Work to be completed: Begin the copy with the line that contains "Write the matplotlib code for this chart." and end it with the line that contains "W, H = 800, 603". Print these lines exactly and omit all pictures.

++++++++

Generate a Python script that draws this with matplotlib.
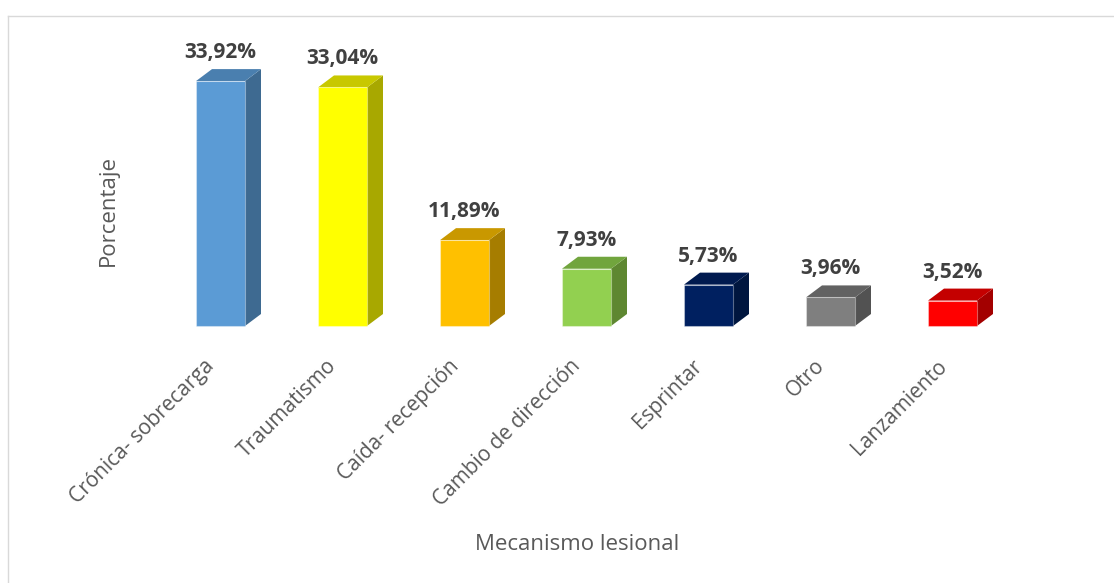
import matplotlib
matplotlib.use("Agg")
import matplotlib.pyplot as plt
from matplotlib.patches import Polygon
from matplotlib.lines import Line2D

plt.rcParams["font.family"] = ["Open Sans", "DejaVu Sans"]

categories = ["Crónica- sobrecarga", "Traumatismo", "Caída- recepción",
              "Cambio de dirección", "Esprintar", "Otro", "Lanzamiento"]
values = [33.92, 33.04, 11.89, 7.93, 5.73, 3.96, 3.52]
value_labels = ["33,92%", "33,04%", "11,89%", "7,93%", "5,73%", "3,96%", "3,52%"]

# front, side, top colours of each box
front_colors = ["#5B9BD5", "#FFFF00", "#FFC000", "#92D050", "#002060", "#7F7F7F", "#FF0000"]
side_colors = ["#3E6A91", "#A8A800", "#A67D00", "#5E8731", "#00163F", "#525252", "#A30000"]
top_colors = ["#4A7FAF", "#C8C800", "#C99800", "#71A53D", "#001A4F", "#626262", "#C40000"]

W, H = 1114, 583
fig = plt.figure(figsize=(W / 100, H / 100), dpi=100)

# axes placed in pixel terms: baseline at y=326, bars 122 px apart
ax_left, ax_width = 159.5, 854.0
ax_base, ax_height = 326.0, 288.8
ax = fig.add_axes([ax_left / W, (H - ax_base) / H, ax_width / W, ax_height / H])
ax.set_xlim(-0.5, len(categories) - 0.5)
ax.set_ylim(0, 40)
ax.axis("off")

px_x = ax_width / len(categories)      # pixels per category unit
px_y = ax_height / 40.0                # pixels per percent
depth_x = 16 / px_x
depth_y = 12 / px_y
bar_w = 49 / px_x

for i, (v, lab) in enumerate(zip(values, value_labels)):
    x0, x1 = i - bar_w / 2, i + bar_w / 2
    ax.add_patch(Polygon([(x0, 0), (x1, 0), (x1, v), (x0, v)], closed=True,
                         facecolor=front_colors[i], edgecolor=(1, 1, 1, 0.35), linewidth=0.8,
                         clip_on=False, zorder=3))
    ax.add_patch(Polygon([(x1, 0), (x1 + depth_x, depth_y), (x1 + depth_x, v + depth_y), (x1, v)],
                         closed=True, facecolor=side_colors[i], edgecolor="none",
                         clip_on=False, zorder=2))
    ax.add_patch(Polygon([(x0, v), (x1, v), (x1 + depth_x, v + depth_y), (x0 + depth_x, v + depth_y)],
                         closed=True, facecolor=top_colors[i], edgecolor="none",
                         clip_on=False, zorder=2))
    ax.text(i, v + depth_y + 6 / px_y, lab, ha="center", va="bottom",
            fontsize=15, fontweight="bold", color="#404040", clip_on=False)
    ax.text(i - 9 / px_x, -37 / px_y, categories[i], rotation=45, rotation_mode="anchor",
            ha="right", va="center", fontsize=15, color="#595959", clip_on=False)

fig.text(108 / W, 1 - 210 / H, "Porcentaje", rotation=90, ha="center", va="center",
         fontsize=16, color="#595959")
fig.text(577 / W, 1 - 545 / H, "Mecanismo lesional", ha="center", va="center",
         fontsize=16, color="#595959")

# chart area frame
fig.add_artist(Line2D([7.5 / W, 7.5 / W], [0, 1 - 15.5 / H], transform=fig.transFigure,
                      color="#D9D9D9", linewidth=1))
fig.add_artist(Line2D([7.5 / W, 1], [1 - 15.5 / H, 1 - 15.5 / H], transform=fig.transFigure,
                      color="#D9D9D9", linewidth=1))

fig.savefig("out.png", dpi=100, facecolor="white")
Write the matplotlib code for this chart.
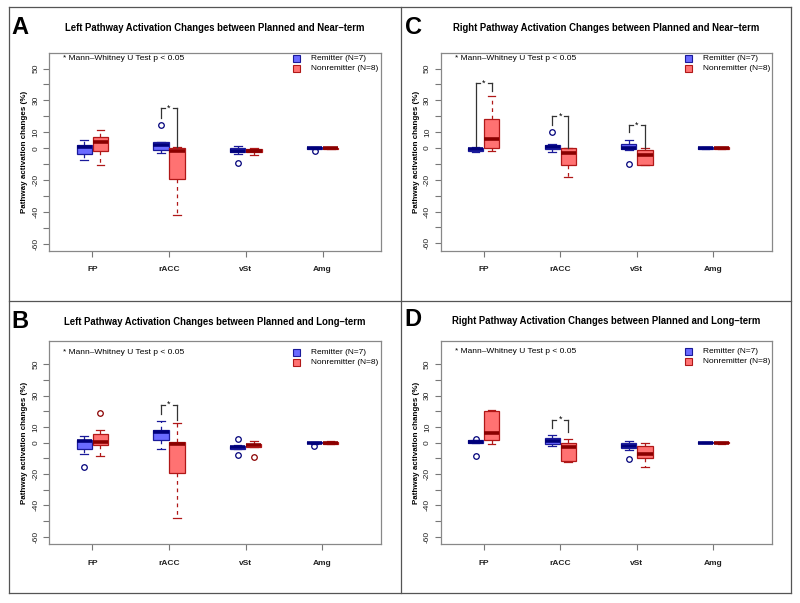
import matplotlib
matplotlib.use("Agg")
import matplotlib.pyplot as plt
from matplotlib.lines import Line2D
from matplotlib.patches import Rectangle

plt.rcParams['font.family'] = ['Liberation Sans', 'DejaVu Sans']

W, H = 800, 603

categories = ["FP", "rACC", "vSt", "Amg"]
legend_labels = ["Remitter (N=7)", "Nonremitter (N=8)"]
note_text = "* Mann\u2013Whitney U Test p < 0.05"
y_ticks = [-60, -50, -40, -30, -20, -10, 0, 10, 20, 30, 40, 50]
y_tick_labels = ["-60", "", "-40", "", "-20", "", "0", "10", "", "30", "", "50"]

titles = {
    "A": "Left Pathway Activation Changes between Planned and Near\u2013term",
    "B": "Left Pathway Activation Changes between Planned and Long\u2013term",
    "C": "Right Pathway Activation Changes between Planned and Near\u2013term",
    "D": "Right Pathway Activation Changes between Planned and Long\u2013term",
}

# five-number summaries per category: [whisker low, q1, median, q3, whisker high]
A_remitter = [[-7.4, -3.4, 0.8, 2.1, 5.1], [-3.0, -0.9, 2.1, 3.6, 3.6],
              [-3.4, -2.7, -1.7, -0.2, 1.5], [-0.6, -0.4, 0.0, 0.5, 0.8]]
A_nonremitter = [[-10.8, -1.9, 3.6, 7.2, 11.6], [-42.2, -19.1, -1.7, 0.4, 0.9],
                 [-4.4, -2.7, -1.5, -0.4, 0.0], [-0.5, -0.3, 0.1, 0.4, 0.6]]
A_remitter_out = [[], [14.6], [-9.1], [-1.8]]
A_nonremitter_out = [[], [], [], []]

B_remitter = [[-7.5, -3.8, 1.0, 1.9, 4.5], [-3.8, 1.9, 6.6, 7.8, 13.8],
              [-4.1, -4.1, -3.0, -1.9, -1.5], [-0.6, -0.5, 0.0, 0.4, 0.6]]
B_nonremitter = [[-8.7, -1.3, 0.6, 5.3, 8.3], [-48.1, -19.1, -0.6, 0.6, 12.3],
                 [-2.8, -2.8, -1.3, -0.9, 1.0], [-0.9, -0.6, 0.0, 0.6, 1.3]]
B_remitter_out = [[-15.6], [], [2.1, -7.7], [-1.9]]
B_nonremitter_out = [[19.1], [], [-8.9], []]

C_remitter = [[-2.5, -1.8, -0.6, 0.3, 0.5], [-2.5, -0.6, 0.4, 1.7, 2.8],
              [-1.0, -0.9, 0.0, 2.3, 5.3], [-0.6, -0.4, 0.0, 0.4, 0.6]]
C_nonremitter = [[-2.1, -0.2, 5.9, 18.0, 32.7], [-18.4, -10.8, -3.0, -0.2, 0.0],
                 [-10.6, -10.6, -4.2, -1.1, 0.0], [-0.8, -0.6, -0.1, 0.5, 0.8]]
C_remitter_out = [[], [10.0], [-10.2], []]
C_nonremitter_out = [[], [], [], []]

D_remitter = [[-0.2, -0.2, 0.6, 1.5, 1.5], [-2.2, -0.6, 1.0, 2.9, 4.7],
              [-4.9, -3.2, -2.0, -0.2, 0.8], [-0.5, -0.4, 0.0, 0.4, 0.6]]
D_nonremitter = [[-0.9, 1.5, 6.1, 20.2, 20.8], [-12.6, -11.5, -2.8, -0.4, 2.1],
                 [-15.6, -10.0, -7.0, -2.1, 0.0], [-0.6, -0.4, 0.0, 0.4, 0.7]]
D_remitter_out = [[2.5, -8.5], [], [-10.5], []]
D_nonremitter_out = [[], [], [], []]

# significance brackets: (category index, top, left leg end, right leg end)
A_sig = [(1, 25.0, 19.0, 1.0)]
B_sig = [(1, 24.2, 18.0, 14.2)]
C_sig = [(0, 41.0, 0.5, 36.0), (1, 20.3, 14.8, 0.0), (2, 14.2, 10.0, 0.0)]
D_sig = [(1, 14.7, 9.3, 6.8)]

panels = {
    "A": (A_remitter, A_nonremitter, A_remitter_out, A_nonremitter_out, A_sig),
    "B": (B_remitter, B_nonremitter, B_remitter_out, B_nonremitter_out, B_sig),
    "C": (C_remitter, C_nonremitter, C_remitter_out, C_nonremitter_out, C_sig),
    "D": (D_remitter, D_nonremitter, D_remitter_out, D_nonremitter_out, D_sig),
}

# layout in pixels: (left, right, top, bottom), ylim, (x offset, y offset) of panel
layout = {
    "A": ((49.3, 381.0, 53.3, 251.0), (-64.6, 59.6), (0, 0)),
    "C": ((440.7, 771.7, 53.3, 250.7), (-64.6, 59.6), (394, 0)),
    "B": ((49.3, 380.7, 341.0, 544.3), (-64.8, 64.8), (0, 294)),
    "D": ((440.7, 771.7, 341.0, 544.3), (-64.8, 64.8), (393, 293)),
}

rem_fill, rem_edge, rem_med = "#6a6aff", "#1a1a9a", "#00007a"
non_fill, non_edge, non_med = "#ff7272", "#b01818", "#8a0000"

fig = plt.figure(figsize=(W / 100, H / 100), dpi=100)
fig.patch.set_facecolor("white")

def fx(x):
    return x / W

def fy(y):
    return 1 - y / H

# panel frame lines
frame_col = "#555555"
for (x0, y0, x1, y1) in [(9, 7, 791, 7), (9, 593, 791, 593), (9, 7, 9, 593),
                         (791, 7, 791, 593), (400.7, 7, 400.7, 593), (9, 301.3, 791, 301.3)]:
    fig.add_artist(Line2D([fx(x0), fx(x1)], [fy(y0), fy(y1)], color=frame_col, lw=0.9))

off = 0.105
bw = 0.2

def make_stats(summ, outs):
    res = []
    for s, o in zip(summ, outs):
        res.append(dict(whislo=s[0], q1=s[1], med=s[2], q3=s[3], whishi=s[4], fliers=o))
    return res

for key, ((l, r, t, b), ylim, (dx, dy)) in layout.items():
    rem, non, rem_o, non_o, sig = panels[key]
    ax = fig.add_axes([fx(l), fy(b), (r - l) / W, (b - t) / H])
    pos = list(range(1, len(categories) + 1))
    for summ, outs, sign, fc, ec, mc in [(rem, rem_o, -1, rem_fill, rem_edge, rem_med),
                                         (non, non_o, 1, non_fill, non_edge, non_med)]:
        ax.bxp(make_stats(summ, outs), positions=[p + sign * off for p in pos],
               widths=bw, patch_artist=True, showfliers=True, capwidths=bw * 0.5,
               boxprops=dict(facecolor=fc, edgecolor=ec, lw=0.9),
               medianprops=dict(color=mc, lw=2.6, solid_capstyle="butt"),
               whiskerprops=dict(color=ec, lw=0.9, linestyle=(0, (3, 3))),
               capprops=dict(color=ec, lw=0.9),
               flierprops=dict(marker="o", markerfacecolor="none", markeredgecolor=mc,
                               markersize=4, markeredgewidth=0.9))
    for (ci, top, lend, rend) in sig:
        xl = pos[ci] - off
        xr = pos[ci] + off
        wdt = xr - xl
        kw = dict(color="#333333", lw=0.9)
        ax.plot([xl, xl], [lend, top], **kw)
        ax.plot([xr, xr], [rend, top], **kw)
        ax.plot([xl, xl + 0.25 * wdt], [top, top], **kw)
        ax.plot([xr - 0.25 * wdt, xr], [top, top], **kw)
        ax.text((xl + xr) / 2, top, "*", ha="center", va="center", fontsize=6.5)
    ax.set_xlim(0.44, 4.76)
    ax.set_ylim(*ylim)
    ax.set_xticks(pos)
    ax.set_xticklabels(categories, fontweight="bold", fontsize=6)
    ax.set_yticks(y_ticks)
    ax.set_yticklabels(y_tick_labels, fontsize=6, rotation=90, va="center")
    for sp in ax.spines.values():
        sp.set_color("#888888")
        sp.set_linewidth(0.9)
    ax.tick_params(axis="both", colors="#777777", labelcolor="#222222", length=4, width=0.8)
    ax.tick_params(axis="x", pad=7)
    ax.tick_params(axis="y", pad=3)
    ax.set_ylabel("Pathway activation changes (%)", fontsize=5.8, fontweight="bold",
                  labelpad=3)
    fig.text(fx((l + r) / 2), fy(27.7 + dy), titles[key], ha="center", va="center",
             fontsize=6.85, fontweight="bold")
    fig.text(fx(11 + dx), fy(27 + dy), key, ha="left", va="center",
             fontsize=17, fontweight="bold")
    fig.text(fx(l + 14), fy(58.5 + dy), note_text, ha="left", va="center", fontsize=6)
    # legend
    for i, (lab, fc, ec) in enumerate(zip(legend_labels, [rem_fill, non_fill], [rem_edge, non_edge])):
        yy = 58.3 + i * 10 + dy
        fig.add_artist(Rectangle((fx(l + 244), fy(yy + 3.5)), 7 / W, 7 / H,
                                 facecolor=fc, edgecolor=ec, lw=0.8))
        fig.text(fx(l + 262), fy(yy), lab, ha="left", va="center", fontsize=6)

fig.savefig("out.png", dpi=100, facecolor="white")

++++++++

Output for this exercise:
Write the matplotlib code for this chart.
import matplotlib
matplotlib.use("Agg")
import matplotlib.pyplot as plt
from matplotlib.lines import Line2D
from matplotlib.patches import Rectangle

plt.rcParams['font.family'] = ['Liberation Sans', 'DejaVu Sans']

W, H = 800, 603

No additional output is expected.